The Star (17): Hope returns. After the devastation of The Tower comes clarity and renewed sense of purpose. The Star represents inspiration, guidance, renewed faith, and a clear sense of direction. The Fool has survived and found meaning.
Act V: Transcendence (Cards 18-21)
The Moon (18): The Fool enters the realm of dreams, the subconscious, and illusion. The Moon is mysterious, magical, and sometimes confusing. This is where intuition deepens, where the Fool learns to navigate the unseen world with awareness.
The Sun (19): Clarity and joy return in full brightness. The Sun represents success, happiness, vitality, innocence reclaimed but wiser. After all trials, the Fool experiences the warmth of clarity and authentic self.
Judgement (20): The Fool is called to rise to their highest self.
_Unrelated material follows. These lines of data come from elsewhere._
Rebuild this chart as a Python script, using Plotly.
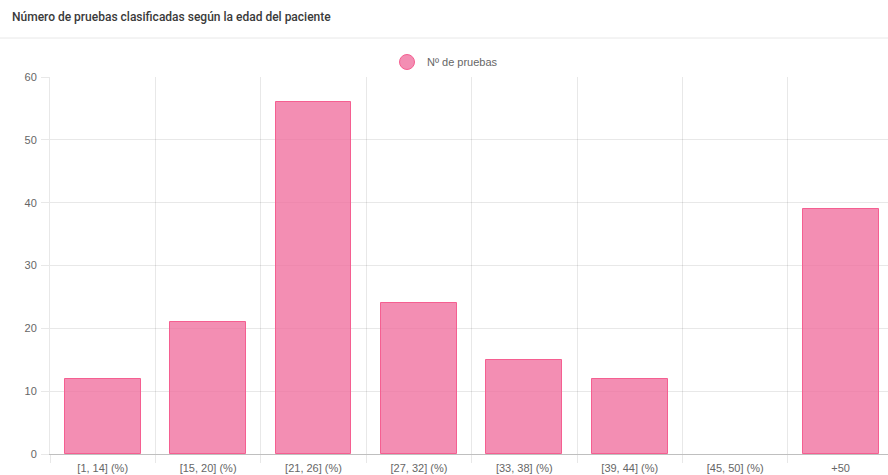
import plotly.graph_objects as go

# Age groups and number of tests in each
categorias = ["[1, 14] (%)", "[15, 20] (%)", "[21, 26] (%)", "[27, 32] (%)",
              "[33, 38] (%)", "[39, 44] (%)", "[45, 50] (%)", "+50"]
pruebas = [12, 21, 56, 24, 15, 12, 0, 39]
y_ticks = [0, 10, 20, 30, 40, 50, 60]

titulo = "Número de pruebas clasificadas según la edad del paciente"
serie = "Nº de pruebas"

FILL = "rgba(239,110,157,0.78)"
EDGE = "rgba(245,95,145,1)"
GRID = "rgba(0,0,0,0.09)"
TXT = "#666666"
FONT = "Liberation Sans, Arial, sans-serif"

pos = list(range(len(categorias)))
# no outline on empty bars
edge_w = [1 if v > 0 else 0 for v in pruebas]

fig = go.Figure()
fig.add_trace(go.Bar(
    x=pos, y=pruebas, width=0.72,
    marker=dict(color=FILL, line=dict(color=EDGE, width=edge_w)),
    showlegend=False, hoverinfo="y",
))
# legend entry drawn as a circle
fig.add_trace(go.Scatter(
    x=[None], y=[None], mode="markers", name=serie,
    marker=dict(symbol="circle", size=15, color=FILL, line=dict(color=EDGE, width=1)),
))

W, H = 888, 475
L, T, B = 50, 77, 21
plot_w = W - L
plot_h = H - T - B

fig.update_layout(
    width=W, height=H,
    margin=dict(l=L, r=0, t=T, b=B, pad=0),
    plot_bgcolor="white", paper_bgcolor="white",
    font=dict(family=FONT, size=11, color=TXT),
    bargap=0,
    legend=dict(
        orientation="h", x=(445 - L) / plot_w, xanchor="center",
        y=(H - B - 62) / plot_h, yanchor="middle",
        font=dict(family=FONT, size=11, color=TXT),
        itemwidth=30,
    ),
    annotations=[dict(
        text=titulo, xref="paper", yref="paper",
        x=-L / plot_w + 10 / plot_w, y=(H - B - 17) / plot_h,
        xanchor="left", yanchor="middle", showarrow=False,
        font=dict(family="Roboto, sans-serif", size=12, color="#3a3a3a", weight=500),
    )],
    shapes=[dict(
        type="line", xref="paper", yref="paper",
        x0=-L / plot_w, x1=1, y0=(H - B - 38) / plot_h, y1=(H - B - 38) / plot_h,
        line=dict(color="#e8e8e8", width=1),
    )],
)

fig.update_xaxes(
    range=[-0.5, 7.45],
    tickmode="array", tickvals=pos, ticktext=categorias,
    ticks="", showgrid=False, zeroline=False,
    showline=True, linecolor="rgba(0,0,0,0.25)", linewidth=1,
    tickfont=dict(family=FONT, size=11, color=TXT),
    ticklabelstandoff=4,
    minor=dict(
        tickmode="array", tickvals=[p - 0.5 for p in pos] + [7.5],
        showgrid=True, gridcolor=GRID, gridwidth=1,
        ticks="outside", ticklen=8, tickcolor=GRID,
    ),
    fixedrange=True,
)
fig.update_yaxes(
    range=[0, 60], tickmode="array", tickvals=y_ticks,
    showgrid=True, gridcolor=GRID, gridwidth=1,
    zeroline=False, showline=True, linecolor=GRID,
    ticks="outside", ticklen=8, tickcolor=GRID,
    tickfont=dict(family=FONT, size=11, color=TXT),
    ticklabelstandoff=2,
    fixedrange=True,
)

fig.write_html("out.html")
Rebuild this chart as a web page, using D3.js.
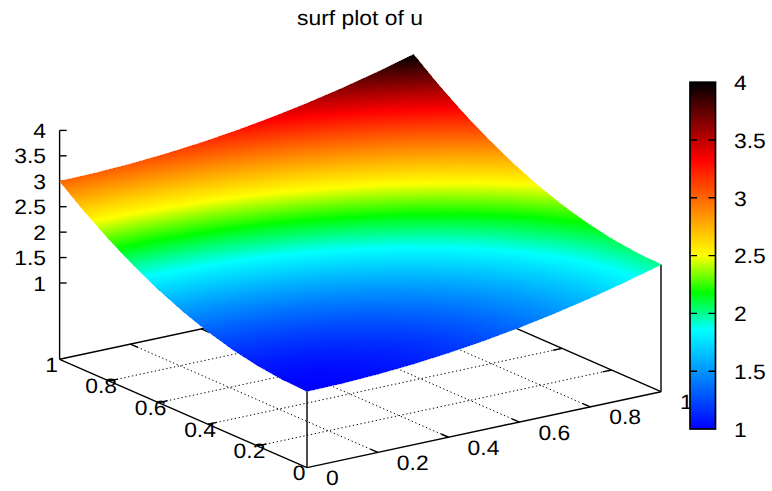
<!DOCTYPE html>
<html>
<head>
<meta charset="utf-8">
<script src="https://cdnjs.cloudflare.com/ajax/libs/d3/7.8.5/d3.min.js"></script>
<style>
  html, body { margin: 0; padding: 0; background: #fff; }
  svg { display: block; }
  text { font-family: "Liberation Sans", Arial, sans-serif; font-size: 20.8px; fill: #000; text-rendering: geometricPrecision; }
</style>
</head>
<body>
<svg id="chart" width="772" height="491"></svg>
<script>
var xValues = [0, 0.1, 0.2, 0.3, 0.4, 0.5, 0.6, 0.7, 0.8, 0.9, 1];
var yValues = [0, 0.1, 0.2, 0.3, 0.4, 0.5, 0.6, 0.7, 0.8, 0.9, 1];

// u, one row per y value
var uValues = [
  [1, 1.01, 1.04, 1.09, 1.16, 1.25, 1.36, 1.49, 1.64, 1.81, 2],
  [1.02, 1.03, 1.06, 1.11, 1.18, 1.27, 1.38, 1.51, 1.66, 1.83, 2.02],
  [1.08, 1.09, 1.12, 1.17, 1.24, 1.33, 1.44, 1.57, 1.72, 1.89, 2.08],
  [1.18, 1.19, 1.22, 1.27, 1.34, 1.43, 1.54, 1.67, 1.82, 1.99, 2.18],
  [1.32, 1.33, 1.36, 1.41, 1.48, 1.57, 1.68, 1.81, 1.96, 2.13, 2.32],
  [1.5, 1.51, 1.54, 1.59, 1.66, 1.75, 1.86, 1.99, 2.14, 2.31, 2.5],
  [1.72, 1.73, 1.76, 1.81, 1.88, 1.97, 2.08, 2.21, 2.36, 2.53, 2.72],
  [1.98, 1.99, 2.02, 2.07, 2.14, 2.23, 2.34, 2.47, 2.62, 2.79, 2.98],
  [2.28, 2.29, 2.32, 2.37, 2.44, 2.53, 2.64, 2.77, 2.92, 3.09, 3.28],
  [2.62, 2.63, 2.66, 2.71, 2.78, 2.87, 2.98, 3.11, 3.26, 3.43, 3.62],
  [3, 3.01, 3.04, 3.09, 3.16, 3.25, 3.36, 3.49, 3.64, 3.81, 4]
];

var xTicks = [0, 0.2, 0.4, 0.6, 0.8, 1];
var yTicks = [0, 0.2, 0.4, 0.6, 0.8, 1];
var zTicks = [1, 1.5, 2, 2.5, 3, 3.5, 4];
var cbTicks = [1, 1.5, 2, 2.5, 3, 3.5, 4];

var paletteValues = [1, 1.86, 2.18, 2.5, 3.33, 4];
var paletteColors = ["#0000ff", "#00ffff", "#00ff00", "#ffff00", "#ff0000", "#000000"];

var svg = d3.select("#chart");
var defs = svg.append("defs");

// oblique projection of the box, gnuplot view
var xToPx = d3.scaleLinear().domain([0, 1]).range([0, 354]);
var xToPy = d3.scaleLinear().domain([0, 1]).range([0, -75.9]);
var yToPx = d3.scaleLinear().domain([0, 1]).range([0, -247.4]);
var yToPy = d3.scaleLinear().domain([0, 1]).range([0, -108.3]);
var zToPy = d3.scaleLinear().domain([-0.5, 4]).range([0, -228.9]);
var zBase = -0.5;

function project(x, y, z) {
  return [307 + xToPx(x) + yToPx(y), 467.6 + xToPy(x) + yToPy(y) + zToPy(z)];
}

// the reference text is a bit wider than it is tall
function textAt(x, y) {
  return "translate(" + x + "," + y + ") scale(1.1,1)";
}

var color = d3.scaleLinear().domain(paletteValues).range(paletteColors);

// shared stops, every triangle gradient points back to these
var base = defs.append("linearGradient").attr("id", "palette");
base.selectAll("stop")
    .data(paletteValues)
  .enter().append("stop")
    .attr("offset", function(d) { return (d - 1) / 3; })
    .attr("stop-color", function(d) { return color(d); });

var tris = [];
yValues.slice(1).forEach(function(yv, j) {
  xValues.slice(1).forEach(function(xv, i) {
    var a = [xValues[i], yValues[j], uValues[j][i]],
        b = [xv, yValues[j], uValues[j][i + 1]],
        c = [xv, yv, uValues[j + 1][i + 1]],
        d = [xValues[i], yv, uValues[j + 1][i]];
    tris.push([a, b, c]);
    tris.push([a, c, d]);
  });
});

var surface = svg.append("g").attr("class", "surface").attr("shape-rendering", "crispEdges");

function drawBase() {
  var g = svg.append("g").attr("class", "base");

  // dotted grid
  xTicks.slice(1, -1).forEach(function(t) {
    line(g, project(t, 0, zBase), project(t, 1, zBase), "#000", 1, "1.3,2.6");
  });
  yTicks.slice(1, -1).forEach(function(t) {
    line(g, project(0, t, zBase), project(1, t, zBase), "#000", 1, "1.3,2.6");
  });

  // box edges
  line(g, project(0, 0, zBase), project(1, 0, zBase), "#000", 1.4);
  line(g, project(0, 0, zBase), project(0, 1, zBase), "#000", 1.4);
  line(g, project(1, 0, zBase), project(1, 1, zBase), "#000", 1.4);
  line(g, project(0, 1, zBase), project(1, 1, zBase), "#000", 1.4);

  // short inward ticks on all four edges
  xTicks.slice(1, -1).forEach(function(t) {
    line(g, project(t, 0, zBase), project(t, 0.03, zBase), "#000", 1.4);
    line(g, project(t, 1, zBase), project(t, 0.97, zBase), "#000", 1.4);
  });
  yTicks.slice(1, -1).forEach(function(t) {
    line(g, project(0, t, zBase), project(0.025, t, zBase), "#000", 1.4);
    line(g, project(1, t, zBase), project(0.975, t, zBase), "#000", 1.4);
  });

  // verticals
  line(g, project(0, 1, zBase), project(0, 1, 4), "#000", 1.4);
  line(g, project(1, 0, zBase), project(1, 0, 2), "#000", 1.4);
  line(g, project(0, 0, zBase), project(0, 0, 1), "#000", 1.4);

  zTicks.forEach(function(t) {
    var p = project(0, 1, t);
    line(g, p, [p[0] + 7, p[1]], "#000", 1.4);
  });

  g.selectAll("text.x")
      .data(xTicks)
    .enter().append("text")
      .attr("class", "x")
      .attr("transform", function(d) {
        var p = project(d, 0, zBase);
        return textAt(p[0] + 19, p[1] + 17.5);
      })
      .text(function(d) { return d; });

  g.selectAll("text.y")
      .data(yTicks)
    .enter().append("text")
      .attr("class", "y")
      .attr("text-anchor", "middle")
      .attr("transform", function(d) {
        var p = project(0, d, zBase);
        return textAt(p[0] - 8, p[1] + 12.5);
      })
      .text(function(d) { return d; });

  g.selectAll("text.z")
      .data(zTicks)
    .enter().append("text")
      .attr("class", "z")
      .attr("text-anchor", "end")
      .attr("transform", function(d) { return textAt(46, project(0, 1, d)[1] + 7.6); })
      .text(function(d) { return d; });
}

function line(g, p, q, stroke, width, dash) {
  g.append("line")
      .attr("x1", p[0]).attr("y1", p[1])
      .attr("x2", q[0]).attr("y2", q[1])
      .attr("stroke", stroke)
      .attr("stroke-width", width)
      .attr("stroke-dasharray", dash || null);
}

drawBase();
surface.raise();

// each triangle gets a gradient along the steepest direction of u
tris.forEach(function(t, i) {
  var p = t.map(function(v) { return project(v[0], v[1], v[2]); });
  var ax = p[1][0] - p[0][0], ay = p[1][1] - p[0][1],
      bx = p[2][0] - p[0][0], by = p[2][1] - p[0][1],
      du1 = t[1][2] - t[0][2], du2 = t[2][2] - t[0][2],
      det = ax * by - ay * bx;
  var gx = (du1 * by - du2 * ay) / det,
      gy = (ax * du2 - bx * du1) / det,
      g2 = gx * gx + gy * gy;
  var id = "tri" + i;
  var start = (1 - t[0][2]) / g2, end = (4 - t[0][2]) / g2;
  defs.append("linearGradient")
      .attr("id", id)
      .attr("href", "#palette")
      .attr("gradientUnits", "userSpaceOnUse")
      .attr("x1", p[0][0] + gx * start).attr("y1", p[0][1] + gy * start)
      .attr("x2", p[0][0] + gx * end).attr("y2", p[0][1] + gy * end);
  surface.append("polygon")
      .attr("points", p.join(" "))
      .attr("fill", "url(#" + id + ")")
      .attr("stroke", "url(#" + id + ")")
      .attr("stroke-width", 0.6)
      .attr("stroke-linejoin", "round");
});

// colour box
var cbScale = d3.scaleLinear().domain([1, 4]).range([429, 82.2]);
var cbGrad = defs.append("linearGradient")
    .attr("id", "cbGrad")
    .attr("href", "#palette")
    .attr("gradientUnits", "userSpaceOnUse")
    .attr("x1", 0).attr("y1", cbScale(1))
    .attr("x2", 0).attr("y2", cbScale(4));

var cb = svg.append("g").attr("class", "colorbox");
cb.append("rect")
    .attr("x", 690).attr("y", cbScale(4))
    .attr("width", 25.5).attr("height", cbScale(1) - cbScale(4))
    .attr("fill", "url(#cbGrad)")
    .attr("stroke", "#000").attr("stroke-width", 1.7);

cb.selectAll("path.tick")
    .data(cbTicks.slice(1, -1))
  .enter().append("path")
    .attr("class", "tick")
    .attr("d", function(d) {
      var y = cbScale(d);
      return "M690," + y + "h7M715.5," + y + "h-7";
    })
    .attr("stroke", "#000").attr("stroke-width", 1.4).attr("fill", "none");

cb.selectAll("text")
    .data(cbTicks)
  .enter().append("text")
    .attr("transform", function(d) { return textAt(734, cbScale(d) + 7.7); })
    .text(function(d) { return d; });

svg.append("text")
    .attr("text-anchor", "middle")
    .attr("transform", textAt(360, 25))
    .text("surf plot of u");
</script>
</body>
</html>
Judgement represents awakening, reckoning with one's life, resurrection, and a higher calling. This is the card of transformation into one's true purpose.
The World (21): The journey completes. The World represents wholeness, fulfillment, integration of all lessons learned. The Fool has become complete, having integrated all the energies and lessons of the cards that came before.
The Cyclical Nature
But notice: The World is not an ending. It flows back to The Fool. Life spirals upward; each journey through the Major Arcana returns you to the beginning at a higher level of consciousness. The Fool's Journey is not linear but eternal, repeating and deepening with each cycle.
Reading the Majors
When you encounter the Major Arcana in readings, ask: What part of this universal journey am I in right now? If The Magician appears, you're being called to step into your power. If The Hermit emerges, inner work is required. If The Tower falls, know that what breaks is making way for truth.
The Major Arcana are teachers. They speak to the transformations we all must undergo to become ourselves. Understanding them as stages in one continuous narrative—the Hero's Journey, the Fool's path to enlightenment—gives them profound depth and meaning.
You are the Fool, always beginning. And that is not a limitation—it is infinite possibility.